» Task statement:
Filter for the word "with" and keep each matching line.

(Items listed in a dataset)

.....

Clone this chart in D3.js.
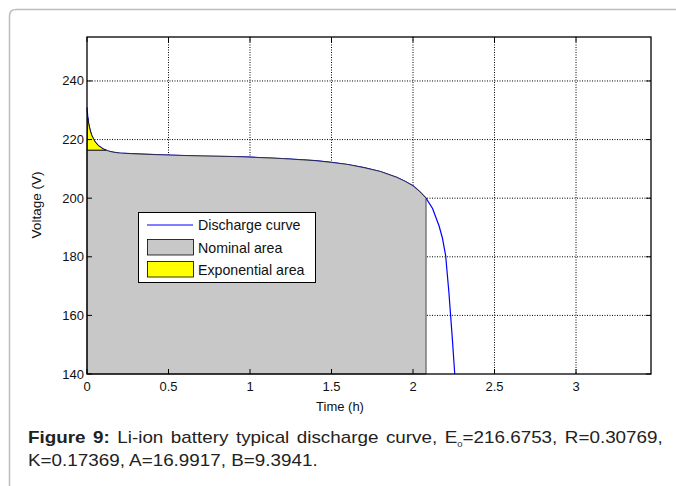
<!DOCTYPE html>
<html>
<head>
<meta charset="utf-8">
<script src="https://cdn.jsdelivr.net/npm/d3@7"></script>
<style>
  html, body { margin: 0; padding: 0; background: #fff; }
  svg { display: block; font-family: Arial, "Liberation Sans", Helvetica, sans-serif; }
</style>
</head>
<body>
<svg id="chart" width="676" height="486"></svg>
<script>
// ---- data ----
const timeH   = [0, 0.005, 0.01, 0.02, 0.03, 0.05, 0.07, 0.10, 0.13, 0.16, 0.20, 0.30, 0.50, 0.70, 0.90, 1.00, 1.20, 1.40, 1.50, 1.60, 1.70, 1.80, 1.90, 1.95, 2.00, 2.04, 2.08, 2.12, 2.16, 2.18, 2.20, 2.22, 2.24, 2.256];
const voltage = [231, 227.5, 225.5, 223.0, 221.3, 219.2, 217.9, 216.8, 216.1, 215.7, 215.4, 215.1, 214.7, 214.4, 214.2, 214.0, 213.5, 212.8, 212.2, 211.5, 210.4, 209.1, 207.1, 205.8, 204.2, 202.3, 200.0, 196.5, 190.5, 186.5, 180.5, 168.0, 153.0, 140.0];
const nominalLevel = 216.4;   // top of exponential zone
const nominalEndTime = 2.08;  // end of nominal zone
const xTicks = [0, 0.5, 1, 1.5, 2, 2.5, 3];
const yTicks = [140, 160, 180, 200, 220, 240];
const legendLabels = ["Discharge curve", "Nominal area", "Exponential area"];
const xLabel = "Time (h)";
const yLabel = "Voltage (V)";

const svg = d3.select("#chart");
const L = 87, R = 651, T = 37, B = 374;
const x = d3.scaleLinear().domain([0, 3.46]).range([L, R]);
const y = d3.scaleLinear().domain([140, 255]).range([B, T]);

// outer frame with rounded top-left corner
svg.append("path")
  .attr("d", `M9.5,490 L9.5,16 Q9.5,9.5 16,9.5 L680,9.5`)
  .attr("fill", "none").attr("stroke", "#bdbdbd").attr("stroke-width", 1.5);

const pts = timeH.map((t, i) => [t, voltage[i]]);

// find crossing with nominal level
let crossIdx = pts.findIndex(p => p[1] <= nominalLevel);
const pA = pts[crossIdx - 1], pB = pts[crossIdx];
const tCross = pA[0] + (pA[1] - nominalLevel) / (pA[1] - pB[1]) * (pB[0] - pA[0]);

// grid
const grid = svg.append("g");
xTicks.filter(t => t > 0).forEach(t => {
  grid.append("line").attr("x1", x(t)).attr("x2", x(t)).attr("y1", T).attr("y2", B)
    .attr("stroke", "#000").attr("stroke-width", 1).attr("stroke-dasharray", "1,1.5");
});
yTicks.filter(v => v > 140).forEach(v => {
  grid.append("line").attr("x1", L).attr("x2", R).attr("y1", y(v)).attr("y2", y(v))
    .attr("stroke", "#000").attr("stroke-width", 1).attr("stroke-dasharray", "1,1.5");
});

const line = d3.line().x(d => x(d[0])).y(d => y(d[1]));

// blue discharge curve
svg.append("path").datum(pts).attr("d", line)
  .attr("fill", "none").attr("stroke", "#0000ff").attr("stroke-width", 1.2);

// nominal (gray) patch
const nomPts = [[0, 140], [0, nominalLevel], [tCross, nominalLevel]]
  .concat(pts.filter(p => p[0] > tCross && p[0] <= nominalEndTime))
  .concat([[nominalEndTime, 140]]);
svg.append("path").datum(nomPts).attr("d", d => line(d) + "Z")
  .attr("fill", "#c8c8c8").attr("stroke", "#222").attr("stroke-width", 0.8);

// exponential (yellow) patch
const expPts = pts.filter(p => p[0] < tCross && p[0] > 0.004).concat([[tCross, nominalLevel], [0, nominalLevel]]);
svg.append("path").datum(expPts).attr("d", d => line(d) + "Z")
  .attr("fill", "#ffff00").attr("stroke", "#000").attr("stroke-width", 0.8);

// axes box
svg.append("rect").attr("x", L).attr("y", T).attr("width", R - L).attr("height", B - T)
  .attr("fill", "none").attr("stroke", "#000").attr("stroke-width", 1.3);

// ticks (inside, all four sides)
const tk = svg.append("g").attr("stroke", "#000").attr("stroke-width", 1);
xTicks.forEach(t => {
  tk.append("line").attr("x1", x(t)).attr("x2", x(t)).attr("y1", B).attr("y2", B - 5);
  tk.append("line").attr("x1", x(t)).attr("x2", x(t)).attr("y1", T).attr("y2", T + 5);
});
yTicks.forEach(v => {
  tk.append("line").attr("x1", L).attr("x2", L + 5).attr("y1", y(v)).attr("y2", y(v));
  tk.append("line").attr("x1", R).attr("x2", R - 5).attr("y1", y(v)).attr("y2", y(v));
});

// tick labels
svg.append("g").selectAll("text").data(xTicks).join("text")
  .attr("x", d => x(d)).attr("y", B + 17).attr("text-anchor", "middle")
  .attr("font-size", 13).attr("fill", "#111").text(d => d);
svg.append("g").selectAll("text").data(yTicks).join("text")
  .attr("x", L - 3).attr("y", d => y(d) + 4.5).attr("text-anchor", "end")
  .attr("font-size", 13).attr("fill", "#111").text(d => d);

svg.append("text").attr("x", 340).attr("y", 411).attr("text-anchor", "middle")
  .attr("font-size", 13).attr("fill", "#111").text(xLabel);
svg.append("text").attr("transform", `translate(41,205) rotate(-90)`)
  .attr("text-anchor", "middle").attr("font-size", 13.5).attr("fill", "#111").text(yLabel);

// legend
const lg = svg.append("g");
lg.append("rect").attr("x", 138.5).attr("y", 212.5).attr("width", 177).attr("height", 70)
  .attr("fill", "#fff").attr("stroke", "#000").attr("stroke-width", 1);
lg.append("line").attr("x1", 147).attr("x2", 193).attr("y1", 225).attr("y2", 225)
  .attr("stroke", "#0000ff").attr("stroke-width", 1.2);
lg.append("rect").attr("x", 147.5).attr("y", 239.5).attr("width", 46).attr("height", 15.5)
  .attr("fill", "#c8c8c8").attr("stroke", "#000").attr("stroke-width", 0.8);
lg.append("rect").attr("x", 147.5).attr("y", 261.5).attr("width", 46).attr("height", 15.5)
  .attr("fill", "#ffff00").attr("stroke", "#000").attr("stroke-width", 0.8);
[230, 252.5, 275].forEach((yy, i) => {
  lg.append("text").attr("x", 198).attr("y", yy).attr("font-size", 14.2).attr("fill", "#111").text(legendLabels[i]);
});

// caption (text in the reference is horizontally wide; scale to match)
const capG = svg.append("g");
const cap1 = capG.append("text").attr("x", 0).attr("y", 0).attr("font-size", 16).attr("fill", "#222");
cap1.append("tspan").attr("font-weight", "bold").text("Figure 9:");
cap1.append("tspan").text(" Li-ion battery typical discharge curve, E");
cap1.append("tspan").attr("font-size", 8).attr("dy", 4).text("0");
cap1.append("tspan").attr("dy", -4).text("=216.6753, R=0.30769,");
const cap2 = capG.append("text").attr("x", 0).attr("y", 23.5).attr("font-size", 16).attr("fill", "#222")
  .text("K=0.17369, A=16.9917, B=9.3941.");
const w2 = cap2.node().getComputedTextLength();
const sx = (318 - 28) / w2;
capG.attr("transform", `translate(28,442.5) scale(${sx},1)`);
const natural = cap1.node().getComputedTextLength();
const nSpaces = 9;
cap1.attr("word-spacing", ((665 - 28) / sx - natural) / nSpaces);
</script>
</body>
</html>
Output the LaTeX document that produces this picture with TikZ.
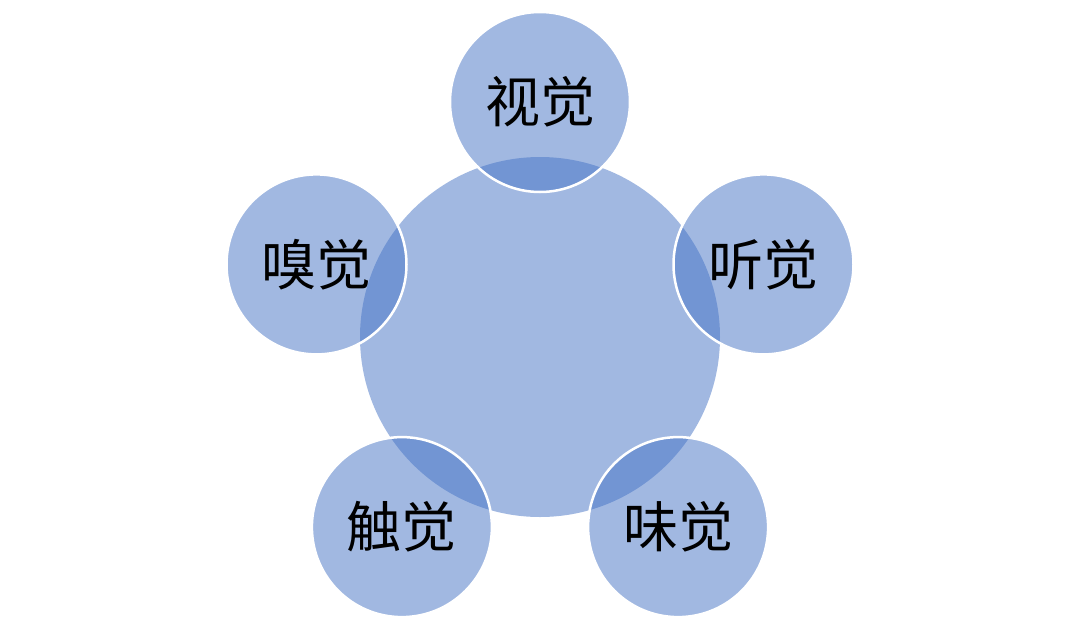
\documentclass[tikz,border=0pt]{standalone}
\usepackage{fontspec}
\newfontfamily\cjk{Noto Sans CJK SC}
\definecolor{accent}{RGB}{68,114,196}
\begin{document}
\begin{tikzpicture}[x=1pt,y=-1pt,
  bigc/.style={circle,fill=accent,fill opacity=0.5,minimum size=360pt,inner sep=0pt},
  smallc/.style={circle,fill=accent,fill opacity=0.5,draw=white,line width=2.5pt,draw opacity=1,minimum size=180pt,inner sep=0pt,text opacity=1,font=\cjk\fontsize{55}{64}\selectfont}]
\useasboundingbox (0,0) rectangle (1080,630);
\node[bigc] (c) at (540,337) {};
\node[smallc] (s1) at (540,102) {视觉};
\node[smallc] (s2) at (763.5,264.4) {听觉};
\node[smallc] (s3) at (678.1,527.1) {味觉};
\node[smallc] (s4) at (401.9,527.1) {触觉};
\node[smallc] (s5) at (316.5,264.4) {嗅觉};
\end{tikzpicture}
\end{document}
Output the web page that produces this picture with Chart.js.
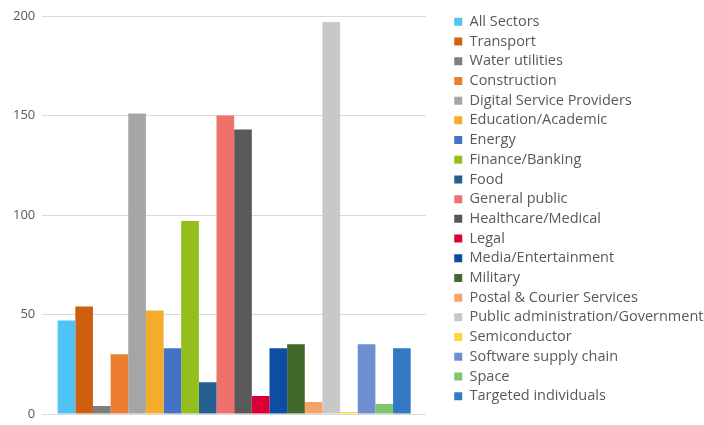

.....

» Response for this exercise:
// outer frame with rounded top-left corner
// find crossing with nominal level
Output the LaTeX document that produces this picture with TikZ.
Output the web page that produces this picture with Chart.js.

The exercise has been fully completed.